# Pat Riley Admits Mistakes In 94 Finals



## USSKittyHawk

> For New Yorkers sick of the pathetic James Dolan/Isiah Thomas/Larry Brown watch, Stern even has a delicious Knicks angle to offer. It was broached as soon as Rolando Blackman was approached yesterday and was asked, "Has Pat Riley ever apologized to you?"
> 
> The question was a joke, but referred to Riley's infamous decision not to play Blackman 12 years ago. It seems implausible given the current state of things at the Garden, but the Knicks were actually good enough to be playing in the Finals in 1994, the last time Riley took a team this far. But even after grabbing a 3-2 lead ... hey, if you don't know what happened by now ...
> 
> The killer, of course, was that Riley went down with John Starks shooting blanks in Game7. Blackman, an accomplished scorer in his day, never got off the bench as Starks missed 16 of 18 shots.
> 
> The Knicks returned to the Finals five years later, but by then Riley was in Miami, having his heart broken by his old team, and Blackman was retired. To this day, there are Knick fans who don't understand why Riley let Starks implode and never turned to Blackman, the veteran scorer who was imported from Dallas a year before. "I've seen Pat since then and we've talked," said Blackman, now one of Avery Johnson's assistant coaches. "But nobody says anything about the day. We've never talked about it."
> 
> Clearly, it's too uncomfortable for Blackman, who maintains his loyalty to Riley. He can get a ring now at Riley's expense, but it wouldn't ease the pain.
> 
> "My perspective is that we should have gotten me in there, or Hubert (Davis), just so John could sit out for a little bit," Blackman said. "He needed to come out for a little bit to stop what was going on with him. He needed time. But I don't want to be critical, because it's gone. It's past. We still had other problems - called Olajuwon."
> 
> While Hakeem Olajuwon did get the better of Patrick Ewing, the Knicks still might have won if Blackman had been able to get on the floor.
> 
> "It still kills Ro," said Derek Harper, who formed the backcourt for years in Dallas with Blackman and was a key member of that '94 Knicks team.
> 
> Harper and Blackman never got to a Finals with the Mavs. But if Blackman had relieved Starks on June 22, 1994, Harper might have left the game with a ring, too.
> 
> "Knowing Ro the way I know him, who's more competitive than Ro and who is more prepared for that kind of opportunity than Ro?" said Harper, now a sportscaster in Dallas. "Not many people. The ironic thing is that he would have come through. That's what kills him more than anything. Not only was he sitting over there and felt he should be out there. But he felt he could have added something for us in those games."
> 
> Twelve years later, Riley feels the same way. He admitted yesterday that he should have done two things differently in what turned out to be his best chance of winning a title in New York. (And, from the way things look, the best chance the Knicks will have had for at least the remainder of the century.)
> 
> His first error, he says, was leaving Doc Rivers off the playoff roster after he had sustained a leg injury early in the season.
> 
> "And I should have played Blackman, without a doubt, in the Finals," Riley said. "At the time, Starks in Games 3, 4 and 5 carried us in the second half. And in Game6 he had this incredible fourth quarter. And in Game 7 ..."
> 
> Riley didn't have to finish the sentence.
> 
> "I got caught up in the short rotation," he said. "That's why we brought Rolando there. Immediately afterward, I knew. If we had played the two of them, but especially Ro, we would have won the championship. To this day, every time I see Rivers, he's mad at me. He's like..."
> 
> Riley balled his hand into a fist, as if he wanted to throw a punch. "Rolando has never expressed what he feels about it to me, but he could still play," he said. "And that's the biggest mistake I ever made."

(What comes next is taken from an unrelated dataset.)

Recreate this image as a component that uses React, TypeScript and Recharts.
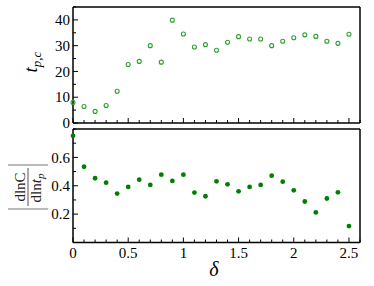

http://www.nydailynews.com/sports/story/424749p-358328c.html

Let's go Mavs, damnit!


----------



## Krstic All-Star

With all due respect from Riley, I'll repeat the same thing I was screaming when I watched that game: PUT HUBERT DAVIS IN!!! Blackman hadn't played well that season, while Davis was a dead-eye threepoint shooter. Since Vernon Maxwell wasn't doing anything that game, Davis' horrid defense wouldn't have been an issue. Davis was the guy who should have been in for some clutch baskets.


----------



## Gotham2krazy

LET'S GO MAVSSS! Screw Shaq, and those bandwagon guys.


----------



## Rashidi

> Since Vernon Maxwell wasn't doing anything that game, Davis' horrid defense wouldn't have been an issue.

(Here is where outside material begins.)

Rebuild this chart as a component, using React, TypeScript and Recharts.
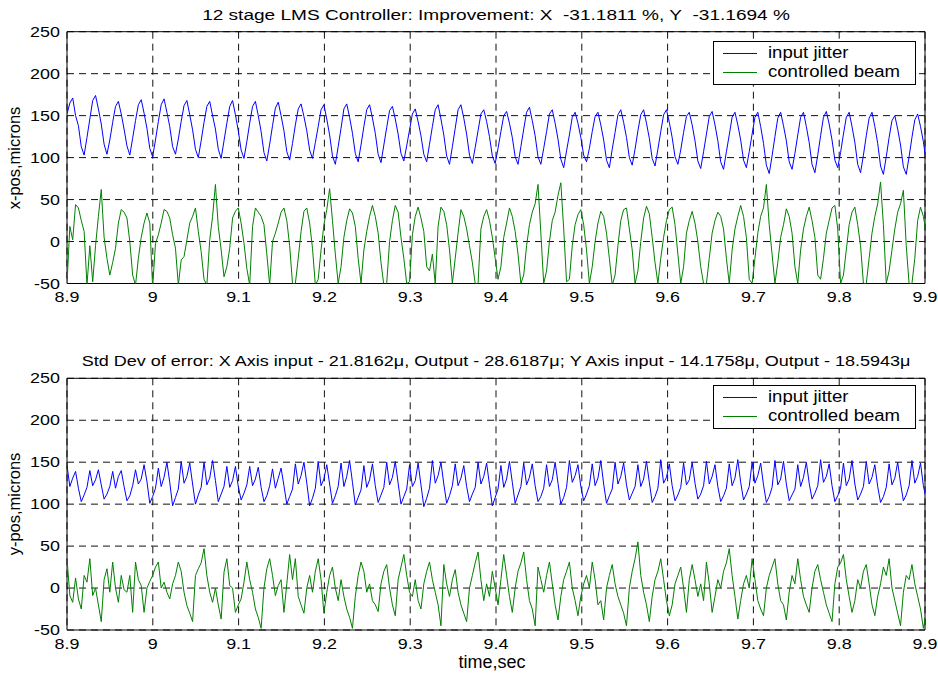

I'm sure Maxwell's lack of production had nothing to do with Starks' defense either.


----------



## Krstic All-Star

Rashidi said:


> I'm sure Maxwell's lack of production had nothing to do with Starks' defense either.


Not in that game. He was just plain off. Didn't look into the flow much at all from the get go. Plus, he hadn't been featured offensively that game, though it's certainly possible that Tomjanovich would've adjusted that.


----------